The shortcut to becoming conversational faster is not studying more. It's shifting more of your time toward output.

The Moment It Actually Shifts

There's usually a specific moment where it changes. Not a gradual fade — a real before-and-after. At some point, the constant effort of translating and retrieving starts to reduce, and something closer to automatic processing begins. You respond before you've finished consciously forming the sentence. You stop noticing the grammar and start noticing the conversation.

Most learners report it happens after a period of consistent, regular speaking practice. Frequency matters more than session length. 20 minutes four times a week will do more for your speaking than a 3-hour session once a week.

What You Can Do Starting Now

You don't need to wait until your Spanish is "good enough" to start practicing speaking. That logic keeps a lot of learners stuck for years. The speaking practice is what makes your Spanish good enough — it's not something you do after.
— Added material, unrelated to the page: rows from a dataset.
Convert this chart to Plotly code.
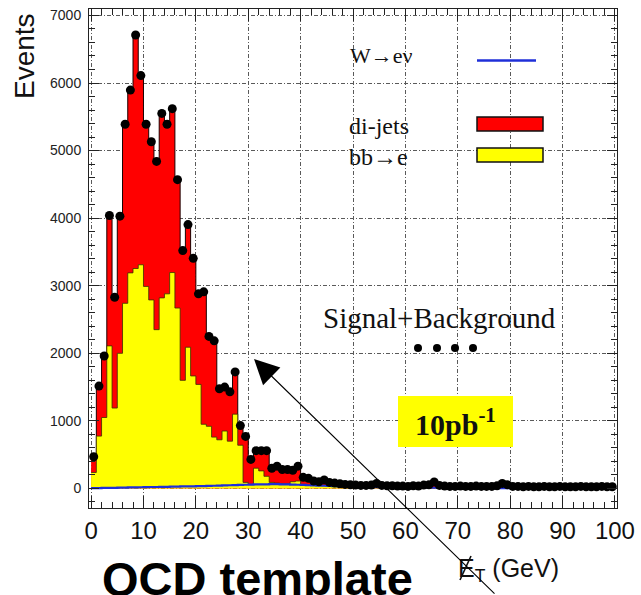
import numpy as np
import plotly.graph_objects as go

# ---------------- data (1 GeV bins, 0-100 GeV) ----------------
bin_edges = list(range(0, 101))

signal_plus_bkg = [
    470, 1515, 1960, 4040, 2830, 4030, 5390, 5895, 6710, 6110,
    5390, 5130, 4840, 5550, 5390, 5620, 4570, 3520, 3905, 3405,
    2880, 2910, 2250, 2185, 1475, 1500, 1430, 1725, 930, 770,
    430, 560, 560, 560, 300, 330, 280, 280, 270, 330,
    165, 150, 110, 100, 125, 90, 80, 70, 60, 55,
    50, 45, 45, 50, 75, 45, 40, 40, 35, 35,
    30, 40, 35, 50, 55, 95, 45, 35, 30, 30,
    35, 30, 30, 35, 30, 30, 30, 40, 75, 55,
    30, 30, 25, 30, 25, 25, 30, 25, 25, 30,
    25, 25, 25, 30, 25, 25, 25, 30, 25, 25,
]

w_enu = [
    5, 5, 8, 8, 10, 12, 12, 15, 15, 18,
    20, 22, 22, 25, 25, 28, 28, 30, 30, 32,
    35, 35, 38, 40, 42, 45, 48, 50, 52, 55,
    58, 60, 62, 62, 65, 65, 62, 60, 58, 55,
    52, 48, 45, 42, 40, 38, 35, 32, 30, 28,
    26, 25, 24, 22, 21, 20, 19, 18, 17, 16,
    15, 14, 13, 12, 12, 11, 10, 10, 9, 9,
    8, 8, 7, 7, 7, 6, 6, 6, 5, 5,
    5, 5, 5, 4, 4, 4, 4, 4, 3, 3,
    3, 3, 3, 3, 2, 2, 2, 2, 2, 2,
]

bb_e = [
    232, 770, 1042, 2102, 1180, 1988, 2728, 3175, 3240, 3292,
    2970, 2768, 2328, 2795, 2855, 3167, 2642, 1570, 2060, 1633,
    1505, 915, 882, 720, 678, 805, 652, 1050, 588, 35,
    0, 240, 198, 118, 25, 15, 8, 10, 42, 55,
    8, 2, 0, 0, 0, 0, 0, 0, 0, 0,
    0, 0, 0, 0, 0, 0, 0, 0, 0, 0,
    0, 0, 0, 0, 0, 0, 0, 0, 0, 0,
    0, 0, 0, 0, 0, 0, 0, 0, 0, 0,
    0, 0, 0, 0, 0, 0, 0, 0, 0, 0,
    0, 0, 0, 0, 0, 0, 0, 0, 0, 0,
]

dijets = [
    233, 740, 910, 1930, 1640, 2030, 2650, 2705, 3455, 2800,
    2400, 2340, 2490, 2730, 2510, 2425, 1900, 1920, 1815, 1740,
    1340, 1960, 1330, 1425, 755, 650, 730, 625, 290, 680,
    372, 260, 300, 380, 210, 250, 210, 210, 170, 220,
    105, 100, 65, 58, 85, 52, 45, 38, 30, 27,
    24, 20, 21, 28, 54, 25, 21, 22, 18, 19,
    15, 26, 22, 38, 43, 84, 35, 25, 21, 21,
    27, 22, 23, 28, 23, 24, 24, 34, 70, 50,
    25, 25, 20, 26, 21, 21, 26, 21, 22, 27,
    22, 22, 22, 27, 23, 23, 23, 28, 23, 23,
]

x_ticks = list(range(0, 101, 10))
y_ticks = list(range(0, 7001, 1000))

# ---------------- geometry helpers (pixel -> paper) ----------------
W, H = 641, 595
L, R, T, B = 89, 617, 9, 508


def px(xp):
    return (xp - L) / (R - L)


def py(yp):
    return (B - yp) / (B - T)


edges = np.array(bin_edges, dtype=float)
centers = edges[:-1] + 0.5
w_arr = np.array(w_enu, dtype=float)
bb_arr = np.array(bb_e, dtype=float)
dj_arr = np.array(dijets, dtype=float)
yellow_top = w_arr + bb_arr
red_top = yellow_top + dj_arr


def step(vals):
    return np.append(vals, vals[-1])


fig = go.Figure()
fig.add_trace(go.Scatter(x=edges, y=step(red_top), mode="lines", line_shape="hv",
                         fill="tozeroy", fillcolor="#ff0000",
                         line=dict(color="#1a0000", width=1), hoverinfo="skip",
                         name="di-jets", showlegend=False))
fig.add_trace(go.Scatter(x=edges, y=step(yellow_top), mode="lines", line_shape="hv",
                         fill="tozeroy", fillcolor="#ffff00",
                         line=dict(color="#3a3000", width=0.8), hoverinfo="skip",
                         name="bb→e", showlegend=False))
fig.add_trace(go.Scatter(x=edges, y=step(w_arr), mode="lines", line_shape="hv",
                         line=dict(color="#1f2fd8", width=2.2), hoverinfo="skip",
                         name="W→eν", showlegend=False))
fig.add_trace(go.Scatter(x=centers, y=signal_plus_bkg, mode="markers",
                         marker=dict(color="black", size=9),
                         name="Signal+Background", showlegend=False))

axis_common = dict(showline=True, linecolor="#222", linewidth=1, mirror="allticks",
                   ticks="inside", tickcolor="#222", showgrid=True,
                   gridcolor="#5a5a5a", gridwidth=1, griddash="4px,2px,1px,2px",
                   zeroline=False)

fig.update_xaxes(range=[-0.4, 100.4], tickvals=x_ticks, ticklen=12, tickwidth=1.2,
                 minor=dict(dtick=2, ticks="inside", ticklen=6, tickcolor="#222", showgrid=False),
                 tickfont=dict(family="Liberation Sans, Arial", size=24, color="#111"),
                 ticklabelstandoff=1, **axis_common)
fig.update_yaxes(range=[-289, 7095], tickvals=y_ticks, ticklen=10, tickwidth=1.2,
                 minor=dict(dtick=200, ticks="inside", ticklen=6, tickcolor="#222", showgrid=False),
                 tickfont=dict(family="Liberation Sans, Arial", size=14, color="#222"),
                 ticklabelstandoff=4, **axis_common)

shapes = []
# legend swatches
shapes.append(dict(type="line", xref="paper", yref="paper",
                   x0=px(477), x1=px(536), y0=py(60.5), y1=py(60.5),
                   line=dict(color="#1f2fd8", width=2.5)))
shapes.append(dict(type="rect", xref="paper", yref="paper",
                   x0=px(477), x1=px(543), y0=py(131), y1=py(117),
                   fillcolor="#ff0000", line=dict(color="#111", width=1.5)))
shapes.append(dict(type="rect", xref="paper", yref="paper",
                   x0=px(477), x1=px(543), y0=py(162), y1=py(148),
                   fillcolor="#ffff00", line=dict(color="#111", width=1.5)))
# Signal+Background marker row
for xc in [418, 437, 455, 473]:
    shapes.append(dict(type="circle", xref="paper", yref="paper",
                       x0=px(xc - 4), x1=px(xc + 4), y0=py(352), y1=py(344),
                       fillcolor="black", line=dict(color="black", width=0)))
# luminosity box
shapes.append(dict(type="rect", xref="paper", yref="paper",
                   x0=px(398), x1=px(513), y0=py(447), y1=py(396),
                   fillcolor="#ffff00", line=dict(width=0)))
# slash of the missing-ET symbol
shapes.append(dict(type="line", xref="paper", yref="paper",
                   x0=px(460), x1=px(471), y0=py(580), y1=py(556),
                   line=dict(color="#111", width=1.6)))

serif = "Liberation Serif, Times New Roman, serif"
sans = "Liberation Sans, Arial, sans-serif"
annotations = [
    dict(text="W<b>→</b>eν", x=px(348), y=py(56), xanchor="left", yanchor="middle",
         font=dict(family=serif, size=22, color="#111")),
    dict(text="di-jets", x=px(347), y=py(126), xanchor="left", yanchor="middle",
         font=dict(family=serif, size=24, color="#111")),
    dict(text="bb<b>→</b>e", x=px(347), y=py(157), xanchor="left", yanchor="middle",
         font=dict(family=serif, size=24, color="#111")),
    dict(text="Signal+Background", x=px(439), y=py(318), xanchor="center", yanchor="middle",
         font=dict(family=serif, size=29, color="#111")),
    dict(text="<b>10pb<sup>-1</sup></b>", x=px(455), y=py(422), xanchor="center", yanchor="middle",
         font=dict(family=serif, size=30, color="#111")),
    dict(text="Events", x=px(25), y=py(56), xanchor="center", yanchor="middle",
         textangle=-90, font=dict(family=sans, size=28, color="#111")),
    dict(text="E<sub>T</sub> (GeV)", x=px(456), y=py(570), xanchor="left", yanchor="middle",
         font=dict(family=sans, size=25, color="#111")),
    dict(text="<b>QCD template</b>", x=px(100), y=py(578), xanchor="left", yanchor="middle",
         font=dict(family=sans, size=47, color="black")),
    dict(text="", x=px(254), y=py(359), showarrow=True, ax=242, ay=245,
         arrowhead=2, arrowsize=4.5, arrowwidth=1.1, arrowcolor="black", standoff=0),
]
for a in annotations:
    a.setdefault("xref", "paper")
    a.setdefault("yref", "paper")
    a.setdefault("showarrow", False)

fig.update_layout(width=W, height=H, paper_bgcolor="white", plot_bgcolor="white",
                  margin=dict(l=L, r=W - R, t=T, b=H - B, autoexpand=False),
                  shapes=shapes, annotations=annotations, showlegend=False,
                  font=dict(family=sans))

fig.write_html("out.html")
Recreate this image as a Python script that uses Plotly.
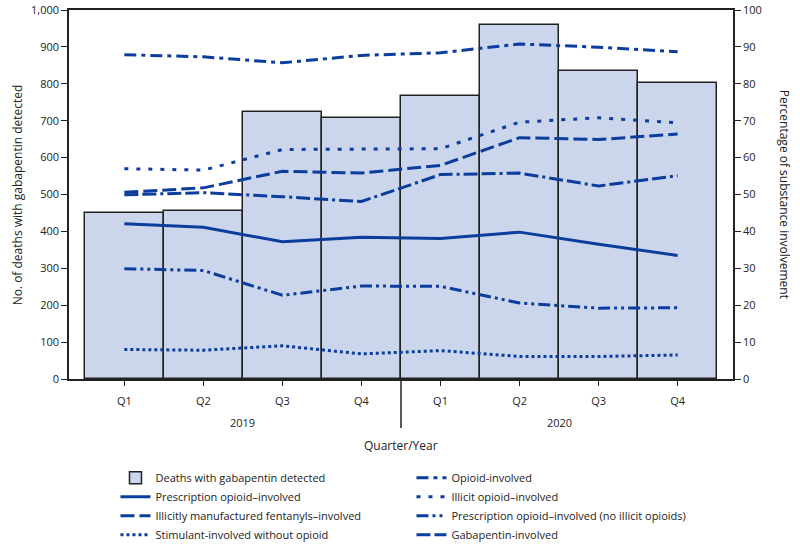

If you've been studying Spanish for a while without much speaking practice, the fastest path forward is to start speaking now, in a format that's low-pressure enough to do consistently, with feedback that tells you what to actually work on.

Frequently asked questions

How long does it take to become conversational in Spanish?

Most speakers can reach basic conversational ability in 1–3 years of consistent study, depending on how much active speaking practice they're doing. Learners who focus on output — actual speaking with feedback — typically progress faster than those who focus primarily on grammar and vocabulary study.

Is Spanish hard to become conversational in?

Spanish is considered one of the more accessible languages for speakers — grammar is relatively learnable, vocabulary has significant overlap, and there are many opportunities for practice. The main obstacle most learners hit isn't the difficulty of the language; it's spending too much time on passive study and not enough on actual speaking.

Can I become conversational in Spanish in 6 months?

Possible for learners who are consistent, practice daily, and prioritize speaking from early on. Six months at 45 minutes a day of active practice — including real speaking with feedback — can get you to basic conversational ability. "Conversational" in the sense of holding a real conversation, not fluency.